2. Validating JSON with JSONLint: Before diving into Python-specific solutions, you can validate the JSON structure using online tools like JSONLint. It gives a clear breakdown of where the error exists, which can be useful for quick fixes.
3. Using object_pairs_hook for Duplicate Keys: If your JSON has duplicate keys and you want to capture this scenario:

def dict_raise_on_duplicates(ordered_pairs):
    d = {}
    for k, v in ordered_pairs:
        if k in d:
           raise ValueError(f"Duplicate key: {k}")
        else:
           d[k] = v
    return d

json_data = '{"name": "John", "name": "Doe"}'
try:
    data = json.loads(json_data, object_pairs_hook=dict_raise_on_duplicates)
except ValueError as e:
    print(e)

4. Truncated JSON Data: If you’re dealing with truncated JSON data, you might encounter a JSONDecodeError with a message like “Expecting property name enclosed in double quotes”. This usually indicates an incomplete JSON string.
5. Mismatched Delimiters: Mismatched or missing brackets and braces are common issues. The JSONDecodeError will typically guide you to the position in your data string where this issue exists.
6. Non-String Keys: Remember, JSON object keys must be strings. Python dictionaries can use various types as keys, but these won’t serialize to JSON directly. You might need to convert non-string keys to strings first.
7. Advanced Libraries: For more complex scenarios, or if you find the inbuilt json module lacking, third-party libraries like simplejson can offer more detailed error messages and advanced features.

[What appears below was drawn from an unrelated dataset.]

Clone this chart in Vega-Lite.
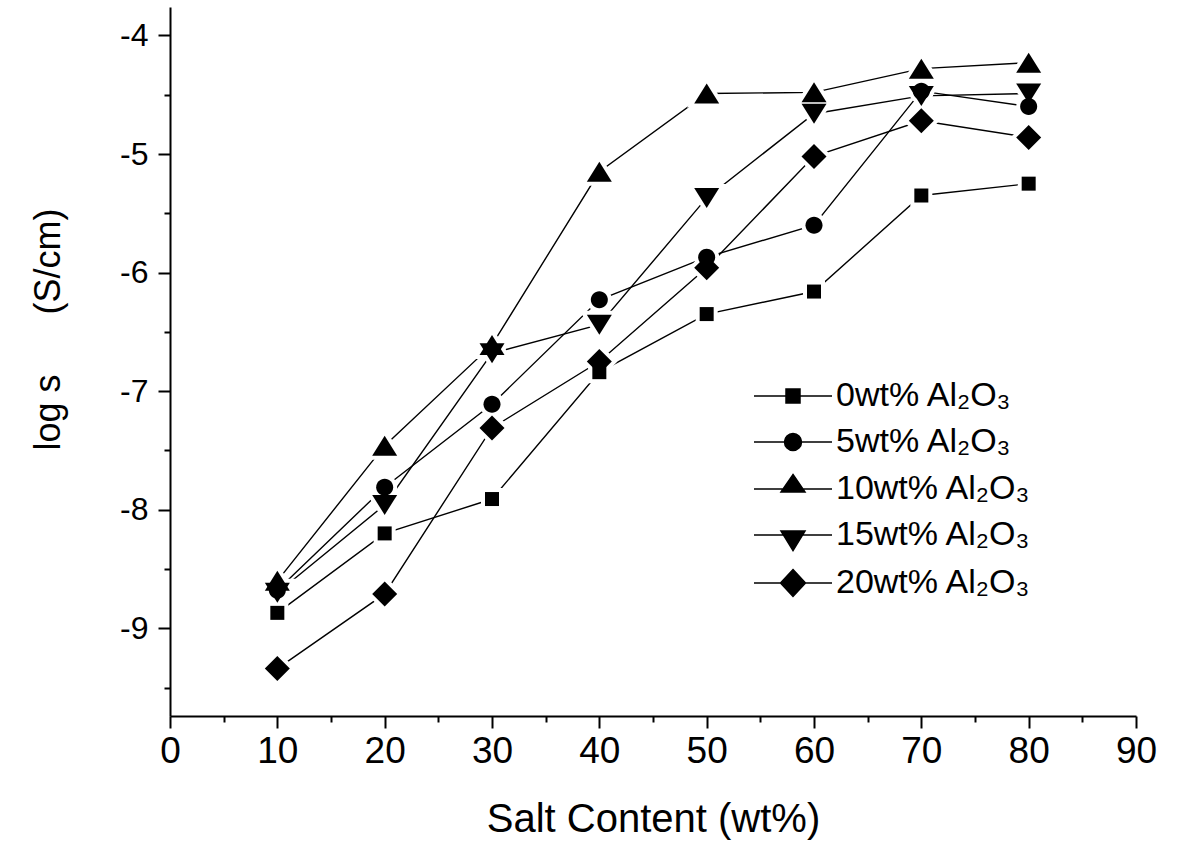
{
  "$schema": "https://vega.github.io/schema/vega-lite/v6.json",
  "width": 966,
  "height": 709,
  "autosize": {"type": "none"},
  "padding": {"left": 170, "top": 7, "right": 64, "bottom": 145},
  "background": "white",
  "config": {
    "view": {"stroke": null},
    "font": "Liberation Sans",
    "axis": {
      "grid": false,
      "domainColor": "black",
      "domainWidth": 2,
      "tickColor": "black",
      "tickWidth": 2,
      "labelColor": "black",
      "titleColor": "black",
      "labelFont": "Liberation Sans",
      "titleFont": "Liberation Sans",
      "titleFontWeight": "normal",
      "labelFlush": false,
      "labelOverlap": false
    }
  },
  "data": {
    "values": [
      {"series": "0wt% Al₂O₃", "x": 10, "y": -8.87},
      {"series": "0wt% Al₂O₃", "x": 20, "y": -8.20},
      {"series": "0wt% Al₂O₃", "x": 30, "y": -7.91},
      {"series": "0wt% Al₂O₃", "x": 40, "y": -6.84},
      {"series": "0wt% Al₂O₃", "x": 50, "y": -6.35},
      {"series": "0wt% Al₂O₃", "x": 60, "y": -6.16},
      {"series": "0wt% Al₂O₃", "x": 70, "y": -5.35},
      {"series": "0wt% Al₂O₃", "x": 80, "y": -5.25},
      {"series": "5wt% Al₂O₃", "x": 10, "y": -8.68},
      {"series": "5wt% Al₂O₃", "x": 20, "y": -7.81},
      {"series": "5wt% Al₂O₃", "x": 30, "y": -7.11},
      {"series": "5wt% Al₂O₃", "x": 40, "y": -6.23},
      {"series": "5wt% Al₂O₃", "x": 50, "y": -5.87},
      {"series": "5wt% Al₂O₃", "x": 60, "y": -5.60},
      {"series": "5wt% Al₂O₃", "x": 70, "y": -4.47},
      {"series": "5wt% Al₂O₃", "x": 80, "y": -4.60},
      {"series": "10wt% Al₂O₃", "x": 10, "y": -8.60},
      {"series": "10wt% Al₂O₃", "x": 20, "y": -7.46},
      {"series": "10wt% Al₂O₃", "x": 30, "y": -6.61},
      {"series": "10wt% Al₂O₃", "x": 40, "y": -5.15},
      {"series": "10wt% Al₂O₃", "x": 50, "y": -4.49},
      {"series": "10wt% Al₂O₃", "x": 60, "y": -4.48},
      {"series": "10wt% Al₂O₃", "x": 70, "y": -4.28},
      {"series": "10wt% Al₂O₃", "x": 80, "y": -4.23},
      {"series": "15wt% Al₂O₃", "x": 10, "y": -8.70},
      {"series": "15wt% Al₂O₃", "x": 20, "y": -7.96},
      {"series": "15wt% Al₂O₃", "x": 30, "y": -6.68},
      {"series": "15wt% Al₂O₃", "x": 40, "y": -6.44},
      {"series": "15wt% Al₂O₃", "x": 50, "y": -5.37},
      {"series": "15wt% Al₂O₃", "x": 60, "y": -4.66},
      {"series": "15wt% Al₂O₃", "x": 70, "y": -4.51},
      {"series": "15wt% Al₂O₃", "x": 80, "y": -4.49},
      {"series": "20wt% Al₂O₃", "x": 10, "y": -9.34},
      {"series": "20wt% Al₂O₃", "x": 20, "y": -8.71},
      {"series": "20wt% Al₂O₃", "x": 30, "y": -7.31},
      {"series": "20wt% Al₂O₃", "x": 40, "y": -6.75},
      {"series": "20wt% Al₂O₃", "x": 50, "y": -5.96},
      {"series": "20wt% Al₂O₃", "x": 60, "y": -5.02},
      {"series": "20wt% Al₂O₃", "x": 70, "y": -4.72},
      {"series": "20wt% Al₂O₃", "x": 80, "y": -4.86}
    ]
  },
  "layer": [
    {
      "mark": {"type": "line", "color": "black", "strokeWidth": 1.4},
      "encoding": {
        "x": {
          "field": "x", "type": "quantitative",
          "scale": {"domain": [0, 90], "nice": false, "zero": false},
          "axis": {
            "orient": "bottom",
            "values": [0, 10, 20, 30, 40, 50, 60, 70, 80, 90],
            "tickSize": 12,
            "labelFontSize": 37,
            "labelPadding": 5,
            "title": "Salt Content (wt%)",
            "titleFontSize": 40,
            "titlePadding": 30
          }
        },
        "y": {
          "field": "y", "type": "quantitative",
          "scale": {"domain": [-9.74, -3.76], "nice": false, "zero": false},
          "axis": {
            "orient": "left",
            "values": [-9, -8, -7, -6, -5, -4],
            "labelExpr": "toString(datum.value)",
            "tickSize": 12,
            "labelFontSize": 32,
            "labelPadding": 10,
            "title": "log s\u00a0\u00a0\u00a0\u00a0\u00a0 (S/cm)",
            "titleFontSize": 36,
            "titleX": -122,
            "titleY": 322,
            "titleAngle": -90,
            "titleAlign": "center",
            "titleBaseline": "middle"
          }
        },
        "detail": {"field": "series", "type": "nominal"}
      }
    },
    {
      "mark": {"type": "point", "filled": true, "fill": "white", "stroke": "white", "strokeWidth": 8, "size": 625, "opacity": 1},
      "encoding": {
        "x": {
          "field": "x", "type": "quantitative",
          "scale": {"domain": [0, 90], "nice": false, "zero": false},
          "axis": {
            "orient": "bottom",
            "values": [5, 15, 25, 35, 45, 55, 65, 75, 85],
            "tickSize": 6,
            "labels": false,
            "domain": false,
            "title": null
          }
        },
        "y": {
          "field": "y", "type": "quantitative",
          "scale": {"domain": [-9.74, -3.76], "nice": false, "zero": false},
          "axis": {
            "orient": "left",
            "values": [-9.5, -8.5, -7.5, -6.5, -5.5, -4.5],
            "tickSize": 6,
            "labels": false,
            "domain": false,
            "title": null
          }
        },
        "shape": {
          "field": "series", "type": "nominal", "legend": null,
          "scale": {
            "domain": ["0wt% Al₂O₃", "5wt% Al₂O₃", "10wt% Al₂O₃", "15wt% Al₂O₃", "20wt% Al₂O₃"],
            "range": [
              "M-0.56,-0.56H0.56V0.56H-0.56Z",
              "M-0.68,0A0.68,0.68,0,1,1,0.68,0A0.68,0.68,0,1,1,-0.68,0Z",
              "M0,-0.8L1,0.8L-1,0.8Z",
              "M0,0.8L1,-0.8L-1,-0.8Z",
              "M0,-1L1,0L0,1L-1,0Z"
            ]
          }
        }
      }
    },
    {
      "mark": {"type": "point", "filled": true, "fill": "black", "strokeWidth": 0, "size": 625, "opacity": 1},
      "encoding": {
        "x": {"field": "x", "type": "quantitative", "scale": {"domain": [0, 90], "nice": false, "zero": false}, "axis": null},
        "y": {"field": "y", "type": "quantitative", "scale": {"domain": [-9.74, -3.76], "nice": false, "zero": false}, "axis": null},
        "shape": {
          "field": "series", "type": "nominal", "legend": null,
          "scale": {
            "domain": ["0wt% Al₂O₃", "5wt% Al₂O₃", "10wt% Al₂O₃", "15wt% Al₂O₃", "20wt% Al₂O₃"],
            "range": [
              "M-0.56,-0.56H0.56V0.56H-0.56Z",
              "M-0.68,0A0.68,0.68,0,1,1,0.68,0A0.68,0.68,0,1,1,-0.68,0Z",
              "M0,-0.8L1,0.8L-1,0.8Z",
              "M0,0.8L1,-0.8L-1,-0.8Z",
              "M0,-1L1,0L0,1L-1,0Z"
            ]
          }
        }
      }
    },
    {
      "data": {"values": []},
      "mark": {"type": "point", "filled": false, "stroke": "black", "strokeWidth": 1.5, "opacity": 1},
      "encoding": {
        "shape": {
          "field": "series", "type": "nominal",
          "scale": {
            "domain": ["0wt% Al₂O₃", "5wt% Al₂O₃", "10wt% Al₂O₃", "15wt% Al₂O₃", "20wt% Al₂O₃"],
            "range": [
              "M-3.9,0H3.9M-0.7,-0.7H0.7V0.7H-0.7Z",
              "M-3.9,0H3.9M-0.85,0A0.85,0.85,0,1,1,0.85,0A0.85,0.85,0,1,1,-0.85,0Z",
              "M-3.9,0H3.9M0,-1.45L1.2,0.3L-1.2,0.3Z",
              "M-3.9,0H3.9M0,1.55L1.2,-0.4L-1.2,-0.4Z",
              "M-3.9,0H3.9M0,-1.35L1.25,0L0,1.35L-1.25,0Z"
            ]
          },
          "legend": {
            "orient": "none",
            "legendX": 606,
            "legendY": 372,
            "title": null,
            "padding": 0,
            "symbolSize": 400,
            "symbolStrokeColor": "black",
            "symbolStrokeWidth": 1.5,
            "symbolOpacity": 1,
            "labelFont": "Liberation Sans",
            "labelFontSize": 34,
            "labelColor": "black",
            "labelOpacity": 0,
            "labelOffset": 26,
            "labelLimit": 0,
            "rowPadding": 12
          }
        }
      }
    },
    {
      "data": {"values": []},
      "mark": {"type": "point", "filled": true, "fill": "black", "opacity": 1},
      "encoding": {
        "shape": {
          "field": "series", "type": "nominal",
          "scale": {
            "domain": ["0wt% Al₂O₃", "5wt% Al₂O₃", "10wt% Al₂O₃", "15wt% Al₂O₃", "20wt% Al₂O₃"],
            "range": [
              "M-3.9,0M3.9,0M-0.7,-0.7H0.7V0.7H-0.7Z",
              "M-3.9,0M3.9,0M-0.85,0A0.85,0.85,0,1,1,0.85,0A0.85,0.85,0,1,1,-0.85,0Z",
              "M-3.9,0M3.9,0M0,-1.45L1.2,0.3L-1.2,0.3Z",
              "M-3.9,0M3.9,0M0,1.55L1.2,-0.4L-1.2,-0.4Z",
              "M-3.9,0M3.9,0M0,-1.35L1.25,0L0,1.35L-1.25,0Z"
            ]
          },
          "legend": {
            "orient": "none",
            "legendX": 606,
            "legendY": 372,
            "title": null,
            "padding": 0,
            "symbolSize": 400,
            "symbolFillColor": "black",
            "symbolOpacity": 1,
            "labelFont": "Liberation Sans",
            "labelFontSize": 34,
            "labelColor": "black",
            "labelOffset": 26,
            "labelLimit": 0,
            "rowPadding": 12
          }
        }
      }
    }
  ],
  "resolve": {
    "scale": {"shape": "independent"},
    "axis": {"x": "independent", "y": "independent"}
  }
}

Real World Applications of JSON in Python Projects

JSON, with its simplicity and ubiquitous nature, is employed in a myriad of real-world applications. When combined with Python’s vast ecosystem, the possibilities are vast. Here are some prevalent real-world applications where JSON plays a pivotal role in Python projects:

1. Web APIs:
   • Many web services offer data through RESTful APIs that return JSON-formatted responses. Python libraries like requests make it easy to fetch this data and parse it using the json module.

import requests

response = requests.get("https://api.example.com/data")
data = response.json()

1. Configuration Files:
   • JSON is commonly used for configuration files in applications and tools. Its readable format ensures easy manual editing, and Python can quickly load such configurations at runtime.
2. Data Storage:
   • While databases like MongoDB inherently store data in a format similar to JSON (BSON, in MongoDB’s case), even relational databases sometimes store certain data fields as JSON for flexibility.
3. Web Development:
   • Frameworks like Flask and Django use JSON to handle AJAX requests and responses, enabling dynamic content loading on web pages.
4. Data Interchange:
   • JSON acts as a universal data interchange format, facilitating data sharing between applications, irrespective of their underlying language or platform.
5. Command-Line Tools:
   • Several Python-based CLI tools use JSON for settings, data storage, or output formatting, allowing other tools to easily consume their output.
6. Data Analysis & Visualization:
   • With libraries like Pandas, Python can read JSON data for analysis, and tools like Matplotlib or Seaborn can visualize it. Additionally, Jupyter notebooks often use JSON for underlying data storage.
7. Serialization & Deserialization:
   • When data needs to be persisted or transmitted, Python applications often serialize objects into JSON strings, ensuring a language-agnostic format that can be deserialized back when needed.
8. IoT Applications:
   • In the realm of the Internet of Things, devices often communicate with central servers using JSON payloads, given its lightweight nature.
9. Testing & Mocking Data:

• In software testing, especially when mocking data or responses, JSON serves as a structured and predictable format.

Conclusion: From web services to IoT, JSON’s integration in Python projects is profound. Its adaptability and Python’s extensive libraries make it an optimal choice for diverse applications, signifying the importance of mastering JSON manipulation in Python.